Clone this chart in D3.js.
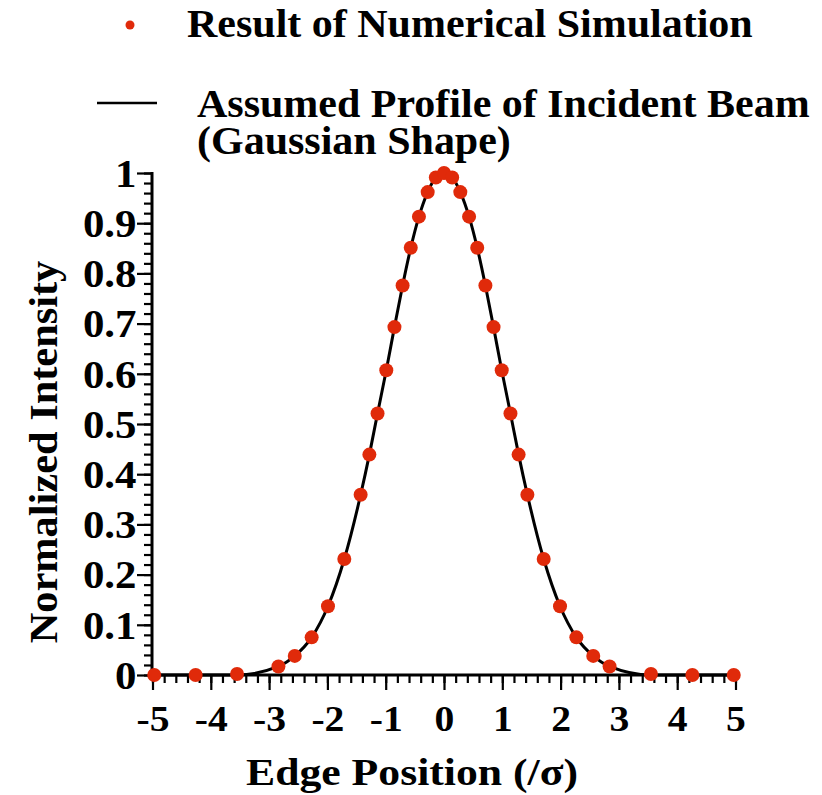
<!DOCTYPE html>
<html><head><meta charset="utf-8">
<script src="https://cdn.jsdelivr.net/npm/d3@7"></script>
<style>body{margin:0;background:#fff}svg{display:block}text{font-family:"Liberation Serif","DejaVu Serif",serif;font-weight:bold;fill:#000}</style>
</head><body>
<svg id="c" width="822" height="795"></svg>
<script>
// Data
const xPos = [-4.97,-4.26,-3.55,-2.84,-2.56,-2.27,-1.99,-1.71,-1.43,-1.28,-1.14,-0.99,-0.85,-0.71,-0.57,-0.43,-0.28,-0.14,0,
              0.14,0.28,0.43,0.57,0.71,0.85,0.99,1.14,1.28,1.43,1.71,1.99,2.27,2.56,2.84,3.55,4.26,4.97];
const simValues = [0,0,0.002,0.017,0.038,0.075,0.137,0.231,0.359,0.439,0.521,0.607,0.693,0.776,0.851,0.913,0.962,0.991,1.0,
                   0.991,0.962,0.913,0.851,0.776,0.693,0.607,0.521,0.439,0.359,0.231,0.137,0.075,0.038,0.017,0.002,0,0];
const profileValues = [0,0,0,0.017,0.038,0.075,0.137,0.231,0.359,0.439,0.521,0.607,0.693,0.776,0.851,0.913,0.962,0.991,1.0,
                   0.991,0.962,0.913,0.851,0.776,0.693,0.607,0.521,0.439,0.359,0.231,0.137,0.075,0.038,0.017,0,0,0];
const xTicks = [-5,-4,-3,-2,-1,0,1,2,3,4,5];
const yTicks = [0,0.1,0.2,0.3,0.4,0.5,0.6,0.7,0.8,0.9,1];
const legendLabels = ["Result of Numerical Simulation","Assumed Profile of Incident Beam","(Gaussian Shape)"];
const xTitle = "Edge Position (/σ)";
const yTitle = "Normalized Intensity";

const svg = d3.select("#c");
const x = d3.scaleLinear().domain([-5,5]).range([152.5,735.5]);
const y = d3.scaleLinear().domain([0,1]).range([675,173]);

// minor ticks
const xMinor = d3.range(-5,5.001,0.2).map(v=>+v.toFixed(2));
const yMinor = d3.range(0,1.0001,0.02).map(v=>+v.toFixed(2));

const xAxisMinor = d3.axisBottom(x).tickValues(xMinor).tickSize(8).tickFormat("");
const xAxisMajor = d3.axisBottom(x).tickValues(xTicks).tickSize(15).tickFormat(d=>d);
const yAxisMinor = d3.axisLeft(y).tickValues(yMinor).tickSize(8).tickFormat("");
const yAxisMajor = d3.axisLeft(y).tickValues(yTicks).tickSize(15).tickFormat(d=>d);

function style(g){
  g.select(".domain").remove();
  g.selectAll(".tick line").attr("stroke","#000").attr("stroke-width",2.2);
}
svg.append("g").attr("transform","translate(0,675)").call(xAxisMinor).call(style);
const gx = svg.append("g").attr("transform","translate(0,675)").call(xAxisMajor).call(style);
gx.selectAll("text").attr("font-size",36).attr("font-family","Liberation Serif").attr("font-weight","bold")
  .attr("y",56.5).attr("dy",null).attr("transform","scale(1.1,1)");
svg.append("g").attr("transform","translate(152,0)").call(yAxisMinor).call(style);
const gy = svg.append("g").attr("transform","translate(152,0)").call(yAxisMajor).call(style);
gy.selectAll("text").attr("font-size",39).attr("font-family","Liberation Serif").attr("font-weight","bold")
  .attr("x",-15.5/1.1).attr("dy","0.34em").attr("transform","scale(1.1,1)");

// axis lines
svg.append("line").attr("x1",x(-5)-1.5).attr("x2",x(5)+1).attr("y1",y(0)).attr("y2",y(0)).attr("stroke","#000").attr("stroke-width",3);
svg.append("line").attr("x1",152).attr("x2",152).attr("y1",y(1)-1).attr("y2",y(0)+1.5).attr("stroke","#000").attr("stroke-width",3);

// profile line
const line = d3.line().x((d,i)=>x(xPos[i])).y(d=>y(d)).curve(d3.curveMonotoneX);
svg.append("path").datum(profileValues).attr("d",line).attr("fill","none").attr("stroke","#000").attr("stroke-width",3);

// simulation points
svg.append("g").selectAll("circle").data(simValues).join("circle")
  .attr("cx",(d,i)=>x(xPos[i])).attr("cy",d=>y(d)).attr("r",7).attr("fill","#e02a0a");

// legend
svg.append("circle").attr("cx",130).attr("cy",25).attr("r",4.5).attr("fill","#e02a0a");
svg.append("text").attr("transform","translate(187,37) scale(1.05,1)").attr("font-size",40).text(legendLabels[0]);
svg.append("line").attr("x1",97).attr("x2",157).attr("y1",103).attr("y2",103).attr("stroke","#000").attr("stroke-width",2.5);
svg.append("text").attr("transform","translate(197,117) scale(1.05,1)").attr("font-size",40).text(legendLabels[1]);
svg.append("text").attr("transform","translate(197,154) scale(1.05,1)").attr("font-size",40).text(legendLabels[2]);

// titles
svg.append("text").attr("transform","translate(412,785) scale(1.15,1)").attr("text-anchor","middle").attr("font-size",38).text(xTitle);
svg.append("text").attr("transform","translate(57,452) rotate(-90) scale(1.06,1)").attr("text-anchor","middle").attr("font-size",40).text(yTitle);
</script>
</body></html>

--------------------------------------------------

Leave the images out, please, and restate each line word for word.

▶ _Answer to the problem_:
Clone this chart in D3.js.
<!DOCTYPE html>
<html><head><meta charset="utf-8">
<script src="https://cdn.jsdelivr.net/npm/d3@7"></script>
<style>body{margin:0;background:#fff}svg{display:block}text{font-family:"Liberation Serif","DejaVu Serif",serif;font-weight:bold;fill:#000}</style>
</head><body>
<svg id="c" width="822" height="795"></svg>
<script>
// Data
const xPos = [-4.97,-4.26,-3.55,-2.84,-2.56,-2.27,-1.99,-1.71,-1.43,-1.28,-1.14,-0.99,-0.85,-0.71,-0.57,-0.43,-0.28,-0.14,0,
              0.14,0.28,0.43,0.57,0.71,0.85,0.99,1.14,1.28,1.43,1.71,1.99,2.27,2.56,2.84,3.55,4.26,4.97];
const simValues = [0,0,0.002,0.017,0.038,0.075,0.137,0.231,0.359,0.439,0.521,0.607,0.693,0.776,0.851,0.913,0.962,0.991,1.0,
                   0.991,0.962,0.913,0.851,0.776,0.693,0.607,0.521,0.439,0.359,0.231,0.137,0.075,0.038,0.017,0.002,0,0];
const profileValues = [0,0,0,0.017,0.038,0.075,0.137,0.231,0.359,0.439,0.521,0.607,0.693,0.776,0.851,0.913,0.962,0.991,1.0,
                   0.991,0.962,0.913,0.851,0.776,0.693,0.607,0.521,0.439,0.359,0.231,0.137,0.075,0.038,0.017,0,0,0];
const xTicks = [-5,-4,-3,-2,-1,0,1,2,3,4,5];
const yTicks = [0,0.1,0.2,0.3,0.4,0.5,0.6,0.7,0.8,0.9,1];
const legendLabels = ["Result of Numerical Simulation","Assumed Profile of Incident Beam","(Gaussian Shape)"];
const xTitle = "Edge Position (/σ)";
const yTitle = "Normalized Intensity";

const svg = d3.select("#c");
const x = d3.scaleLinear().domain([-5,5]).range([152.5,735.5]);
const y = d3.scaleLinear().domain([0,1]).range([675,173]);

// minor ticks
const xMinor = d3.range(-5,5.001,0.2).map(v=>+v.toFixed(2));
const yMinor = d3.range(0,1.0001,0.02).map(v=>+v.toFixed(2));

const xAxisMinor = d3.axisBottom(x).tickValues(xMinor).tickSize(8).tickFormat("");
const xAxisMajor = d3.axisBottom(x).tickValues(xTicks).tickSize(15).tickFormat(d=>d);
const yAxisMinor = d3.axisLeft(y).tickValues(yMinor).tickSize(8).tickFormat("");
const yAxisMajor = d3.axisLeft(y).tickValues(yTicks).tickSize(15).tickFormat(d=>d);

function style(g){
  g.select(".domain").remove();
  g.selectAll(".tick line").attr("stroke","#000").attr("stroke-width",2.2);
}
svg.append("g").attr("transform","translate(0,675)").call(xAxisMinor).call(style);
const gx = svg.append("g").attr("transform","translate(0,675)").call(xAxisMajor).call(style);
gx.selectAll("text").attr("font-size",36).attr("font-family","Liberation Serif").attr("font-weight","bold")
  .attr("y",56.5).attr("dy",null).attr("transform","scale(1.1,1)");
svg.append("g").attr("transform","translate(152,0)").call(yAxisMinor).call(style);
const gy = svg.append("g").attr("transform","translate(152,0)").call(yAxisMajor).call(style);
gy.selectAll("text").attr("font-size",39).attr("font-family","Liberation Serif").attr("font-weight","bold")
  .attr("x",-15.5/1.1).attr("dy","0.34em").attr("transform","scale(1.1,1)");

// axis lines
svg.append("line").attr("x1",x(-5)-1.5).attr("x2",x(5)+1).attr("y1",y(0)).attr("y2",y(0)).attr("stroke","#000").attr("stroke-width",3);
svg.append("line").attr("x1",152).attr("x2",152).attr("y1",y(1)-1).attr("y2",y(0)+1.5).attr("stroke","#000").attr("stroke-width",3);

// profile line
const line = d3.line().x((d,i)=>x(xPos[i])).y(d=>y(d)).curve(d3.curveMonotoneX);
svg.append("path").datum(profileValues).attr("d",line).attr("fill","none").attr("stroke","#000").attr("stroke-width",3);

// simulation points
svg.append("g").selectAll("circle").data(simValues).join("circle")
  .attr("cx",(d,i)=>x(xPos[i])).attr("cy",d=>y(d)).attr("r",7).attr("fill","#e02a0a");

// legend
svg.append("circle").attr("cx",130).attr("cy",25).attr("r",4.5).attr("fill","#e02a0a");
svg.append("text").attr("transform","translate(187,37) scale(1.05,1)").attr("font-size",40).text(legendLabels[0]);
svg.append("line").attr("x1",97).attr("x2",157).attr("y1",103).attr("y2",103).attr("stroke","#000").attr("stroke-width",2.5);
svg.append("text").attr("transform","translate(197,117) scale(1.05,1)").attr("font-size",40).text(legendLabels[1]);
svg.append("text").attr("transform","translate(197,154) scale(1.05,1)").attr("font-size",40).text(legendLabels[2]);

// titles
svg.append("text").attr("transform","translate(412,785) scale(1.15,1)").attr("text-anchor","middle").attr("font-size",38).text(xTitle);
svg.append("text").attr("transform","translate(57,452) rotate(-90) scale(1.06,1)").attr("text-anchor","middle").attr("font-size",40).text(yTitle);
</script>
</body></html>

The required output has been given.